Iranian President Masoud Pezeshkian said a leadership council composed of himself, the judiciary head and a member of the powerful Guardians Council had temporarily assumed the duties of supreme leader following the death of Ayatollah Ali Khamenei. Trump said some of the people who were involved in recent talks with the US are no longer alive.
“Most of those people are gone. Some of the people we were dealing with are gone, because that was a big — that was a big hit,” he was quoted as saying in the interview with Atlantic staff writer Michael Scherer. “They should have done it sooner, Michael. They could have made a deal. They should’ve done it sooner. They played too cute.”
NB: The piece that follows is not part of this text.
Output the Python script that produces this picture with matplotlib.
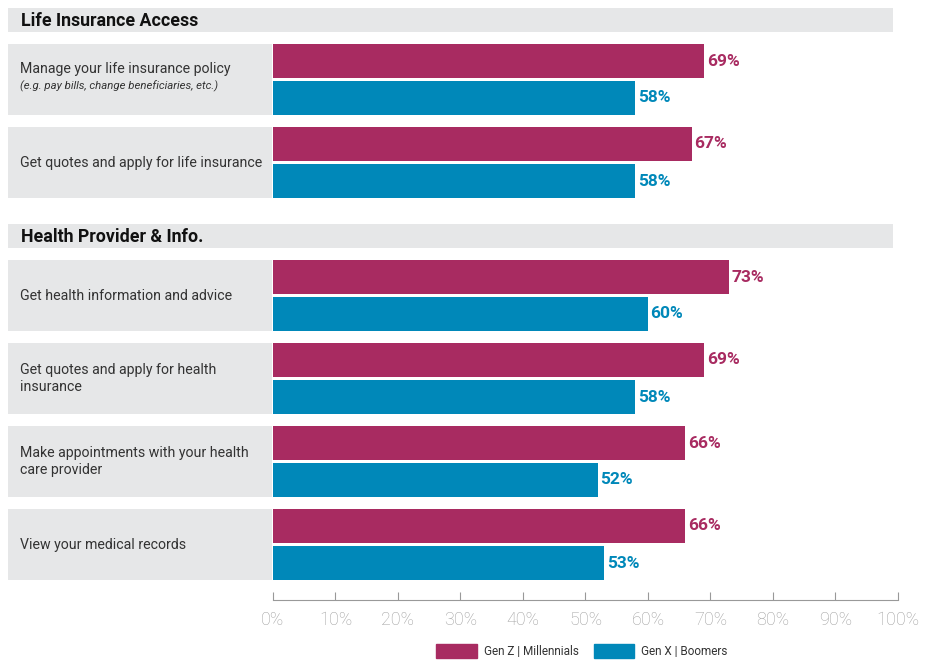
import matplotlib
matplotlib.use('Agg')
import matplotlib.pyplot as plt
from matplotlib.patches import Rectangle, Patch

# data
sections = ['Life Insurance Access', 'Health Provider & Info.']
section_sizes = [2, 4]
categories = ['Manage your life insurance policy',
              'Get quotes and apply for life insurance',
              'Get health information and advice',
              'Get quotes and apply for health\ninsurance',
              'Make appointments with your health\ncare provider',
              'View your medical records']
notes = ['(e.g. pay bills, change beneficiaries, etc.)', '', '', '', '', '']
gen_z = [69, 67, 73, 69, 66, 66]
gen_x = [58, 58, 60, 58, 52, 53]
series_names = ['Gen Z | Millennials', 'Gen X | Boomers']
ticks = list(range(0, 101, 10))

MAGENTA = '#A82B61'
BLUE = '#0088B9'
GRAY = '#E6E7E8'
TEXT = '#333333'

plt.rcParams['font.family'] = ['Roboto', 'DejaVu Sans']

W, H = 928, 661
fig = plt.figure(figsize=(W / 100, H / 100), dpi=100)

# layout in pixels: bars start at x=273 (0%) and reach x=898 (100%)
x0_px, x100_px, left_px = 273, 898, 8
ppp = (x100_px - x0_px) / 100.0
axis_px = 600
ax = fig.add_axes([left_px / W, (H - axis_px) / H,
                   (x100_px - left_px) / W, axis_px / H])
xmin = -(x0_px - left_px) / ppp
ax.set_xlim(xmin, 100)
ax.set_ylim(axis_px, 0)

def px(x):
    return (x - x0_px) / ppp

header_h, row_h, bar_h, gap = 24, 71, 34, 3
y = 8
i = 0
for s, n in zip(sections, section_sizes):
    ax.add_patch(Rectangle((xmin, y), px(893) - xmin, header_h, color=GRAY, lw=0))
    ax.text(px(21), y + header_h / 2 + 1, s, fontsize=12.8, fontweight='bold',
            color='#111111', va='center', ha='left')
    y += header_h + 12
    for k in range(n):
        ax.add_patch(Rectangle((xmin, y), px(272) - xmin, row_h, color=GRAY, lw=0))
        cy = y + row_h / 2
        if notes[i]:
            ax.text(px(20), cy - 10, categories[i], fontsize=10.2, color=TEXT,
                    va='center', ha='left')
            ax.text(px(20), cy + 7, notes[i], fontsize=8.2, style='italic',
                    color=TEXT, va='center', ha='left')
        else:
            ax.text(px(20), cy, categories[i], fontsize=10.2, color=TEXT,
                    va='center', ha='left', linespacing=1.35)
        yz = y + bar_h / 2
        yx = y + bar_h + gap + bar_h / 2
        ax.barh(yz, gen_z[i], height=bar_h, color=MAGENTA, left=0)
        ax.barh(yx, gen_x[i], height=bar_h, color=BLUE, left=0)
        ax.text(gen_z[i] + 0.4, yz, '%d%%' % gen_z[i], color=MAGENTA,
                fontsize=12.5, fontweight='bold', va='center', ha='left')
        ax.text(gen_x[i] + 0.4, yx, '%d%%' % gen_x[i], color=BLUE,
                fontsize=12.5, fontweight='bold', va='center', ha='left')
        y += row_h + 12
        i += 1
    y += 14

# x axis
for side in ['top', 'right', 'left']:
    ax.spines[side].set_visible(False)
ax.spines['bottom'].set_bounds(0, 100)
ax.spines['bottom'].set_color('#999999')
ax.set_yticks([])
ax.set_xticks(ticks)
ax.set_xticklabels(['%d%%' % t for t in ticks])
ax.tick_params(axis='x', direction='in', length=6, color='#999999',
               labelcolor='#A0A0A0', labelsize=13, pad=8)
for lab in ax.get_xticklabels():
    lab.set_fontweight('light')

handles = [Patch(color=MAGENTA), Patch(color=BLUE)]
fig.legend(handles, series_names, loc='center', ncol=2, frameon=False,
           bbox_to_anchor=(582 / W, 1 - 651 / H), fontsize=8.5,
           handlelength=3.4, handleheight=1.5, columnspacing=1.3,
           handletextpad=0.6, labelcolor=TEXT)

fig.savefig('out.png', dpi=100)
Offensive moving ‘ahead of schedule’
Trump also said Sunday that 48 Iranian leaders have been killed in the US-Israeli bombardments of the country and that the offensive is “very positive.”
“Nobody can believe the success we’re having, 48 leaders are gone in one shot. And it’s moving along rapidly,” Trump was quoted as saying in an interview by Fox News.
Trump claimed overall success in the war, which was launched Saturday with the goal of removing Iran’s leadership and destroying its military. Iran has confirmed the death of its supreme leader, Ali Khamenei.
“We’re doing our job not just for us but for the world. And everything is ahead of schedule,” Trump was quoted as saying in a separate interview with CNBC.
“Things are evolving in a very positive way right now, a very positive way,” he said.
The interviews were conducted before the US military for the first time announced casualties in the war: three unidentified service members killed, five seriously wounded and several others more lightly injured.
Trump announced Sunday that the US military was sinking Iran’s Navy, having destroyed nine Iranian warships so far and “going after the rest.”
Trump made the announcement in a social media post as the Pentagon intensified its bombings of Iran’s military, deploying B-2 stealth bombers from the US to strike at hardened, underground Iranian missile facilities with 2,000-lb bombs.
US strikes also pummeled Iran’s naval headquarters, largely destroying it, Trump said.